A tenant whose apartment was stabilized prior to the recent J-51 court decision and who accepts an offer for one of these 100 apartments will be moving from a fully protected traditional rent-stabilized apartment into one whose rent-stabilized status will expire at the end of the term of the J-51 tax benefit period.
The Catch for Tenants Newly Rent-Stabilized, Formerly Market Rate
Those tenants who held market rate leases prior to the Court decision should also carefully consider the consequences of accepting an offer for one of the 100 apartments. Pursuant to J-51 regulations, the lease for an apartment that is rent stabilized as a result of the landlord having a J-51 abatement will remain rent stabilized for the life of the current tenancy unless the lease contains a J-51 clause. The J-51 clause is language required by the J-51 regulations that specifically advises the tenant that the apartment is rent stabilized pursuant to J-51 and that, upon expiration of the J-51 benefit period, it will return to market rate status.

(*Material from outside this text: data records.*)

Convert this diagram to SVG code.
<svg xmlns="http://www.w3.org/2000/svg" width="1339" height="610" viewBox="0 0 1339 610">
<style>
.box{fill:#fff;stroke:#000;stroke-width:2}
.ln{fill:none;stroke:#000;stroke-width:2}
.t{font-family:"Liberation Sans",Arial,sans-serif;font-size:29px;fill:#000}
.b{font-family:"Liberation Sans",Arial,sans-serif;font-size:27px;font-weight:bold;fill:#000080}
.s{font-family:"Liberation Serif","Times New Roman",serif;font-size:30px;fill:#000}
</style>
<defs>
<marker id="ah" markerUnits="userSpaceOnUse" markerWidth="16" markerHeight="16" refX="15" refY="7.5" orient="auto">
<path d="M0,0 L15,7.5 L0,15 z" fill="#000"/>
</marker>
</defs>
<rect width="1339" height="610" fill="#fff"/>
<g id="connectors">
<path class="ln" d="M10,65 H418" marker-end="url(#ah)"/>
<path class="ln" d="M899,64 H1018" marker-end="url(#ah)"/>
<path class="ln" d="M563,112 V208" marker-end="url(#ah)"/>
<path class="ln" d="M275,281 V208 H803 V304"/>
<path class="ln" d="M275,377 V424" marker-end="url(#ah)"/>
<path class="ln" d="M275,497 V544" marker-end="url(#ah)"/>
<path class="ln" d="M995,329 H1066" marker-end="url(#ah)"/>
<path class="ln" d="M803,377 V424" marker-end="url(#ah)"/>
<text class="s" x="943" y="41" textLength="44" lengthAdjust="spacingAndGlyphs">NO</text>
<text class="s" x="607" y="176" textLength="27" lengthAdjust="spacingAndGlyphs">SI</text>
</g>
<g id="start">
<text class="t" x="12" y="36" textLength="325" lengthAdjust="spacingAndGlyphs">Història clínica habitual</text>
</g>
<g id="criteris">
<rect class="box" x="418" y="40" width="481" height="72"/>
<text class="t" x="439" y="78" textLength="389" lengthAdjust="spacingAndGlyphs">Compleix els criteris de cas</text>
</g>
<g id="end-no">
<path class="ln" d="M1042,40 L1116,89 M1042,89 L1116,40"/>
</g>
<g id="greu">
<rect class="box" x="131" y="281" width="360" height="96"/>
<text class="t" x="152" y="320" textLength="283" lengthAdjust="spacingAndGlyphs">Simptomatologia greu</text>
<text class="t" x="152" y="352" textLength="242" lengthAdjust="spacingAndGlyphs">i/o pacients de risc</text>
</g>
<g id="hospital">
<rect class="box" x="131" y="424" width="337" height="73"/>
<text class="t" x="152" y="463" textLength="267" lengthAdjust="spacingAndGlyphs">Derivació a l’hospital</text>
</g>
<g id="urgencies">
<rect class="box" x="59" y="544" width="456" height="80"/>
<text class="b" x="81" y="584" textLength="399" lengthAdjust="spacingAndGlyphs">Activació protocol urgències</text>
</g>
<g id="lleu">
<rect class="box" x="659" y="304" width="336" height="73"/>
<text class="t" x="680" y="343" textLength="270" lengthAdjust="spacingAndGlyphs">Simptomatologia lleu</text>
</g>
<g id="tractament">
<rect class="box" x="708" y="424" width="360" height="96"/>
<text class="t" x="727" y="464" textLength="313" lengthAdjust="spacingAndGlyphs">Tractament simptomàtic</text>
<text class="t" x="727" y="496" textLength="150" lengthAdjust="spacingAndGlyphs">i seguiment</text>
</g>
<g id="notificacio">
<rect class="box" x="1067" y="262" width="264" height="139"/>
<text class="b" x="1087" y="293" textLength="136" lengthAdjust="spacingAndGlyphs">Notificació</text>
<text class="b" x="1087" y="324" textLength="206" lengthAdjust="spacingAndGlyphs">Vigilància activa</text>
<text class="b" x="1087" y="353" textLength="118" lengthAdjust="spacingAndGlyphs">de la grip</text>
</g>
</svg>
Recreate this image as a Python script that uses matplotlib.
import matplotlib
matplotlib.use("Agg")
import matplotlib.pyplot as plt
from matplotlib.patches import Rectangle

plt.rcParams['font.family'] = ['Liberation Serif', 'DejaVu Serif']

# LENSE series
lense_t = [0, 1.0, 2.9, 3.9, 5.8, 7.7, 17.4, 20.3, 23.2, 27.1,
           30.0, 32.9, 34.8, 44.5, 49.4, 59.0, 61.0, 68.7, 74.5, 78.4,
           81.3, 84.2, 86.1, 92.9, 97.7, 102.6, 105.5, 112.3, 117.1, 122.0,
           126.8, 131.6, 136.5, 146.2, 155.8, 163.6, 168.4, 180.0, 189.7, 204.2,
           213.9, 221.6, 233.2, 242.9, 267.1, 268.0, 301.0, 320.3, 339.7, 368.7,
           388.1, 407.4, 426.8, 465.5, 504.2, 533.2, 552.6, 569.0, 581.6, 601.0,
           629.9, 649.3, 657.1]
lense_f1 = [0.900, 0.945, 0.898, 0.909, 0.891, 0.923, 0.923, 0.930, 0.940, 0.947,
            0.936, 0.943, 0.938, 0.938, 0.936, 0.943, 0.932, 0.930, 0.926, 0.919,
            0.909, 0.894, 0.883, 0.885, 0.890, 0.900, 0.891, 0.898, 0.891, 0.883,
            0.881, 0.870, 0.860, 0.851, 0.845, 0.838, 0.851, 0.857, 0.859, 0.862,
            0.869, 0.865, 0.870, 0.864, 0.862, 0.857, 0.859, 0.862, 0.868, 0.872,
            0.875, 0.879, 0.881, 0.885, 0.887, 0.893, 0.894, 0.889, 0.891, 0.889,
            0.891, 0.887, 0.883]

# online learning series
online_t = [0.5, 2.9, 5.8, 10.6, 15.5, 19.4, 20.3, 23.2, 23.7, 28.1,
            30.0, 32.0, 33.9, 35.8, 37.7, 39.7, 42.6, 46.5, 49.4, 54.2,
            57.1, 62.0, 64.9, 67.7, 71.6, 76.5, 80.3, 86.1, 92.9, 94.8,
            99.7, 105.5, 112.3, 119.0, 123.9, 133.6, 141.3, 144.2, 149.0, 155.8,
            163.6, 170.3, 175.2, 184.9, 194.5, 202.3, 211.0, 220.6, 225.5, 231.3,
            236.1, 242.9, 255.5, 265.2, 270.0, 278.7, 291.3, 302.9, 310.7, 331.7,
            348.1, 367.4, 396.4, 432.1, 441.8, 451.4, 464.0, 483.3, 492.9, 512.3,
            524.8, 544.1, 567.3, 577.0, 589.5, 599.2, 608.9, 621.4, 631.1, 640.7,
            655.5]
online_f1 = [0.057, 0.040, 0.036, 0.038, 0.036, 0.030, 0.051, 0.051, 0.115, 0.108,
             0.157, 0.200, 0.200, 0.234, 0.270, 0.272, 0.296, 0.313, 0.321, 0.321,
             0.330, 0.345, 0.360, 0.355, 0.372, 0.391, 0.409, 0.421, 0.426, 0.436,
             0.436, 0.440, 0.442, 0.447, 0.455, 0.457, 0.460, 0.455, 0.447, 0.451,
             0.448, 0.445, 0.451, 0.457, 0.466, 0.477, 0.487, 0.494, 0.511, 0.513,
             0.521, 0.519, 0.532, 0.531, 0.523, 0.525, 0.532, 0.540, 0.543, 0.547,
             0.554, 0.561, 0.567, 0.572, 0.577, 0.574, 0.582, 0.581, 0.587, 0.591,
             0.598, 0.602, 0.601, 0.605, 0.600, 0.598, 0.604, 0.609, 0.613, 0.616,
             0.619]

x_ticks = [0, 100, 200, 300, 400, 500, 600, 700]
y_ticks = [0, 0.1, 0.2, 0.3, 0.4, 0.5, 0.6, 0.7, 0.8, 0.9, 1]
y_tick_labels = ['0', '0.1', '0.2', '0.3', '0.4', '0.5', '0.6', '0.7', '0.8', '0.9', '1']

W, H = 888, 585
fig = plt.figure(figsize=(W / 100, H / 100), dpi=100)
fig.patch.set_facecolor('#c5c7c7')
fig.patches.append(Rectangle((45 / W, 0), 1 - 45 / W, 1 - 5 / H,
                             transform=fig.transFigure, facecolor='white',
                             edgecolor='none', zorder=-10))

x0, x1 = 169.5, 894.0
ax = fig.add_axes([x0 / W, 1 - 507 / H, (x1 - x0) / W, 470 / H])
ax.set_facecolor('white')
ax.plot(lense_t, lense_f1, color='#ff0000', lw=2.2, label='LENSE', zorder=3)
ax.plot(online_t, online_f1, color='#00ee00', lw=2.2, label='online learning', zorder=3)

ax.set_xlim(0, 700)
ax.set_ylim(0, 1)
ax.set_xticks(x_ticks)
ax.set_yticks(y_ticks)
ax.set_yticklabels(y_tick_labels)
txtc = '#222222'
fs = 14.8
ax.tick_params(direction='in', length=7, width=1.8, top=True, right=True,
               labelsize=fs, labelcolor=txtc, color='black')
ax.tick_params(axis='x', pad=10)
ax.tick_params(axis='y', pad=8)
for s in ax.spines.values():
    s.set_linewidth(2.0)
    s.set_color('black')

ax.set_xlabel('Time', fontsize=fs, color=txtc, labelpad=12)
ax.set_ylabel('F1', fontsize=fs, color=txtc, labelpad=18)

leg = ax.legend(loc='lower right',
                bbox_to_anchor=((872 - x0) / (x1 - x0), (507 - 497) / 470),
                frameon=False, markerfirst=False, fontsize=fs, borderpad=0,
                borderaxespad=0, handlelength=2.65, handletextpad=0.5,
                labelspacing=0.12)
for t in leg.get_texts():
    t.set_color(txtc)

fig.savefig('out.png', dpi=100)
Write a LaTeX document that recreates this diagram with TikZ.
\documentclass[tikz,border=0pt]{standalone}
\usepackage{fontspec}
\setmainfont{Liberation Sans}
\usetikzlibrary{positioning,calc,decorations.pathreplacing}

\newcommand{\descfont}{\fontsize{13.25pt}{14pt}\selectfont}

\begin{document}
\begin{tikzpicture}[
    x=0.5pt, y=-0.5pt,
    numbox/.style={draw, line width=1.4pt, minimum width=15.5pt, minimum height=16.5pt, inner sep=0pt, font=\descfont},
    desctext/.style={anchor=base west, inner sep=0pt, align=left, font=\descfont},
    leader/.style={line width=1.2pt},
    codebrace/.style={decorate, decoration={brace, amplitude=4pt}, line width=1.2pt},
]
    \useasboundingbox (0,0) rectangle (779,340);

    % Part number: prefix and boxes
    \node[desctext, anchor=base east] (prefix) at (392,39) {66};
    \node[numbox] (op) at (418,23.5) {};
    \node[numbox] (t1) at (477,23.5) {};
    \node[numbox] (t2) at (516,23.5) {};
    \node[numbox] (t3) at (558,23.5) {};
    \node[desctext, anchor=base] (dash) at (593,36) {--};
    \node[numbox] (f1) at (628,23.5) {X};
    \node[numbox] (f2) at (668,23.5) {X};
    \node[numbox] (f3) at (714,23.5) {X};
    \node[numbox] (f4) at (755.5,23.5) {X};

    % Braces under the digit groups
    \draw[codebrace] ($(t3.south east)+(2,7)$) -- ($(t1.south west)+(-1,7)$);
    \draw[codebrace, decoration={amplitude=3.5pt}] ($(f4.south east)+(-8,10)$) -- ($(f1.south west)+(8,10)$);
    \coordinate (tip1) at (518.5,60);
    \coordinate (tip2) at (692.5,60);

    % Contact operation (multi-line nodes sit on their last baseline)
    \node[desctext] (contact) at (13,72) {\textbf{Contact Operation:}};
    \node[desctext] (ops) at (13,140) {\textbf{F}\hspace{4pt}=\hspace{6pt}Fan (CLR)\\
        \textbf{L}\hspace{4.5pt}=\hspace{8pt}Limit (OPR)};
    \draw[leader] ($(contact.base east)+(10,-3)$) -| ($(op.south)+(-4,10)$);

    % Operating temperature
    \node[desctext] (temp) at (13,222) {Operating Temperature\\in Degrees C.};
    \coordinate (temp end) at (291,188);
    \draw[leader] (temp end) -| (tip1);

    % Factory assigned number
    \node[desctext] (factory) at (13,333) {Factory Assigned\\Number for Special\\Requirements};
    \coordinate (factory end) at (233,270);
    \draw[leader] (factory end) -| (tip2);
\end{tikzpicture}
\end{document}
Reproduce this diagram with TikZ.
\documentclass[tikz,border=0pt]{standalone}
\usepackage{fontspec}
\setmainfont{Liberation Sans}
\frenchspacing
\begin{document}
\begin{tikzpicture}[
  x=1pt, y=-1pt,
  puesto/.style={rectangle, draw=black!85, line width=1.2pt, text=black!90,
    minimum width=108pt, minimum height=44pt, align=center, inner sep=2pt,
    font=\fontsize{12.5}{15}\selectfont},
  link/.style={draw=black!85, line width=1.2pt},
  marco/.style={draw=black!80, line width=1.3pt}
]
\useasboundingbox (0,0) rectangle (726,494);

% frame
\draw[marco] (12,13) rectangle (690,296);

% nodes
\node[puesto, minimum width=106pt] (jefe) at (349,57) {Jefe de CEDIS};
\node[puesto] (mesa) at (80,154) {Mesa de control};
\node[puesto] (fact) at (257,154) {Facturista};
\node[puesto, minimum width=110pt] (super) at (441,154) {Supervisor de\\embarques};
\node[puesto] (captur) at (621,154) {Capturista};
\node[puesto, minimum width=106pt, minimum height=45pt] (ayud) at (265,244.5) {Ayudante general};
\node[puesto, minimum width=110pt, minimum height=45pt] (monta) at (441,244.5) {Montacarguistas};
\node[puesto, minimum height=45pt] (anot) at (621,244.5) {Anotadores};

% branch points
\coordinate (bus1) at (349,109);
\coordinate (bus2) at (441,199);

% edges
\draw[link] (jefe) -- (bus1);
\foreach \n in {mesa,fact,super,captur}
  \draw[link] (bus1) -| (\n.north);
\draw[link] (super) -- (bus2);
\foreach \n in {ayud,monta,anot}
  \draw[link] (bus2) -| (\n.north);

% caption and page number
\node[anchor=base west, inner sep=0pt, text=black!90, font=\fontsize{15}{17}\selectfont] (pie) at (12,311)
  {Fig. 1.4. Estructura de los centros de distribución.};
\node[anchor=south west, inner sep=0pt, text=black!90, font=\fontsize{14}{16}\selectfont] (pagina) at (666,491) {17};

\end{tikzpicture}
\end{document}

Many current market rate leases do not contain the required language. An open legal issue in the J-51 litigation is whether the landlord can "cure" this defect by adding the required language to the lease. Your Tenants Association believes that the law does not allow the landlord to correct this defect. If the Courts agree with this position, the rent stabilized status of a formerly market rate-tenant whose current lease does not contain the J-51 clause, will be protected should the landlord seek to return that apartment to market rate when the J-51 period expires. If you accept one of the 100 apartments, which will surely contain the necessary clause in the lease, you will forfeit that privilege.
So, what'd you think? Jerry and Rob Speyer were Santa Claus this year?